For the majority part of my life I have been a conformist who pretty much followed life in the laid-out track without deviating or taking any risks. Going through school, college, engineering college, a corporate job, marriage and now a baby. I have been obedient throughout but didn’t really enjoy life as such and realized that I had to once give in to my calling that was always within me but never got a chance to flourish. I did not want to continue through a monotonous routine without something to look forward to. I did not want to wake up at 50 realizing that when I had the time and the drive, I did not try to change the course of life or for once make a different choice. I did not want to live having a regret that I never tried when I had the opportunity, because I was fortunate to have one. Getting a normal life too is a boon and we can only make it better with our choices. Destiny as they say is after all a consequence of our choices.

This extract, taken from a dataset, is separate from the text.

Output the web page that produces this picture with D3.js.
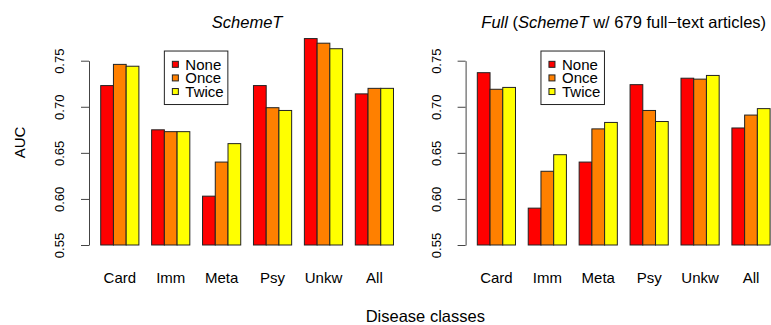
<!DOCTYPE html>
<html>
<head>
<meta charset="utf-8">
<script src="https://cdn.jsdelivr.net/npm/d3@7"></script>
<style>
  html, body { margin: 0; padding: 0; background: #fff; }
  svg { display: block; font-family: "Liberation Sans", Arial, Helvetica, sans-serif; }
</style>
</head>
<body>
<svg id="chart" width="771" height="325"></svg>
<script>
// ---- data ----
const categories = ["Card", "Imm", "Meta", "Psy", "Unkw", "All"];
const seriesNames = ["None", "Once", "Twice"];
const seriesColors = ["#FF0000", "#FF8000", "#FFFF00"];

const schemeT_None  = [0.723, 0.675, 0.603, 0.723, 0.774, 0.714];
const schemeT_Once  = [0.746, 0.673, 0.640, 0.699, 0.769, 0.720];
const schemeT_Twice = [0.744, 0.673, 0.660, 0.696, 0.763, 0.720];

const full_None  = [0.737, 0.590, 0.640, 0.724, 0.731, 0.677];
const full_Once  = [0.719, 0.630, 0.676, 0.696, 0.730, 0.691];
const full_Twice = [0.721, 0.648, 0.683, 0.684, 0.734, 0.698];

const yTicks = [0.55, 0.60, 0.65, 0.70, 0.75];
const yMin = 0.55, yMax = 0.75;

const panels = [
  { titleParts: [{t: "SchemeT", it: true}], series: [schemeT_None, schemeT_Once, schemeT_Twice], x0: 89, x1: 405.2 },
  { titleParts: [{t: "Full", it: true}, {t: " (", it: false}, {t: "SchemeT", it: true}, {t: " w/ 679 full\u2212text articles)", it: false}],
    series: [full_None, full_Once, full_Twice], x0: 465.6, x1: 781.8 }
];

const svg = d3.select("#chart");
svg.append("rect").attr("width", 771).attr("height", 325).attr("fill", "#fff");

const y = d3.scaleLinear().domain([yMin, yMax]).range([245, 60.7]);

panels.forEach(p => {
  const g = svg.append("g");
  const x = d3.scaleBand().domain(categories).range([p.x0, p.x1]).paddingInner(0.25).paddingOuter(0.23);
  const xs = d3.scaleBand().domain(seriesNames).range([0, x.bandwidth()]).padding(0);

  // bars
  categories.forEach((c, ci) => {
    seriesNames.forEach((s, si) => {
      const v = p.series[si][ci];
      g.append("rect")
        .attr("x", x(c) + xs(s))
        .attr("y", y(v))
        .attr("width", xs.bandwidth())
        .attr("height", y(yMin) - y(v))
        .attr("fill", seriesColors[si])
        .attr("stroke", "#222")
        .attr("stroke-width", 1);
    });
  });

  // y axis
  const ax = g.append("g")
    .attr("transform", `translate(${p.x0},0)`)
    .call(d3.axisLeft(y).tickValues(yTicks).tickSize(8).tickSizeOuter(0).tickFormat(d3.format(".2f")));
  ax.select(".domain").attr("stroke", "#444");
  ax.selectAll(".tick line").attr("stroke", "#444");
  ax.selectAll(".tick text")
    .attr("x", 0).attr("y", 0).attr("dy", 0)
    .attr("transform", "translate(-25,0) rotate(-90)")
    .attr("text-anchor", "middle")
    .attr("font-size", 13)
    .attr("fill", "#000")
    .attr("font-family", "Liberation Sans, Arial, sans-serif");

  // category labels
  g.selectAll("text.cat").data(categories).enter().append("text")
    .attr("class", "cat")
    .attr("x", d => x(d) + x.bandwidth() / 2)
    .attr("y", 282.5)
    .attr("text-anchor", "middle")
    .attr("font-size", 15)
    .text(d => d);

  // title
  const t = g.append("text")
    .attr("x", (p.x0 + p.x1) / 2)
    .attr("y", 28)
    .attr("text-anchor", "middle")
    .attr("font-size", 16.5);
  p.titleParts.forEach(tp => {
    t.append("tspan").attr("font-style", tp.it ? "italic" : "normal").text(tp.t);
  });

  // legend
  const lx = x(categories[1]) + x.step() * 0.0 - x.step() * 0.0; // anchored near Imm group
  const legX = x(categories[0]) + x.step() * 1.25;
  const legY = y(0.7605);
  const leg = g.append("g").attr("transform", `translate(${legX},${legY})`);
  leg.append("rect").attr("x", 0).attr("y", 0).attr("width", 63.5).attr("height", 53.5)
    .attr("fill", "#fff").attr("stroke", "#222").attr("stroke-width", 1);
  seriesNames.forEach((s, si) => {
    const cy = 13.3 + si * 13.6;
    leg.append("rect").attr("x", 8).attr("y", cy - 3).attr("width", 6).attr("height", 6)
      .attr("fill", seriesColors[si]).attr("stroke", "#222").attr("stroke-width", 1);
    leg.append("text").attr("x", 21).attr("y", cy + 5.4).attr("font-size", 15).text(s);
  });
});

// axis titles
svg.append("text")
  .attr("transform", "translate(24.5,142.5) rotate(-90)")
  .attr("text-anchor", "middle")
  .attr("font-size", 15)
  .text("AUC");

svg.append("text")
  .attr("x", 425.3)
  .attr("y", 322.3)
  .attr("text-anchor", "middle")
  .attr("font-size", 16.5)
  .text("Disease classes");
</script>
</body>
</html>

For the longest time, the only memory I had of myself was being a people pleaser while living as a closet rebel. The paradox of this slowly became a reality of life. While mundane life comfortably sets in, epiphany does happen at the strangest times, and as I was caught amidst the innumerable calls and pressure of deadlines, I one day realized that I don’t want to do this all my life. I don’t want to die in a conference room talking to invisible people over phone calls discussing deadlines, while writing emails to the same people about the same work. Yes, it gave me the financial independence and respect that I so wanted but perhaps it was time to derive this from something I loved doing. I had reached the peak of monotony in my corporate career, owing to my inertia or being a bit old school.
In a middle-class family, education is the sole important tool for survival and hence the arts are brought in only for a brief period to make our childhoods more fun and whisked away as soon as the student life takes an overdrive. Growing up I enjoyed dance, music, painting, reading and mostly writing. I was happily indulgent in these and even after so many years the happy memories I carry were built around these. We are always told that if you study well you could get into a good college, if you get into a good college, you could get a good job and if you get a good job, you could get married and “settle down”. While the real world demands that we survive each day and settle into a life as quickly as we can, why should we let go the ambition of living, of dreaming and of taking the leap.
After a decade full of living in the same shell, dealing with the same pressures of the corporate career, I finally decided to take the plunge and resign from my company to pursue my interests. I am proud of having taken this decision since it came after much contemplation, doubts, anger, anxiety and most of all the worry of losing myself in the process of pursuing my interests if at all. While most folks around me think, I have sacrificed my career to look after my son, I do know that it’s a choice I made for myself. I am still on the path and am not sure how this will conclude, but I will at the end of day be satisfied that I tried, tried to take charge, to own my life and for once live for myself.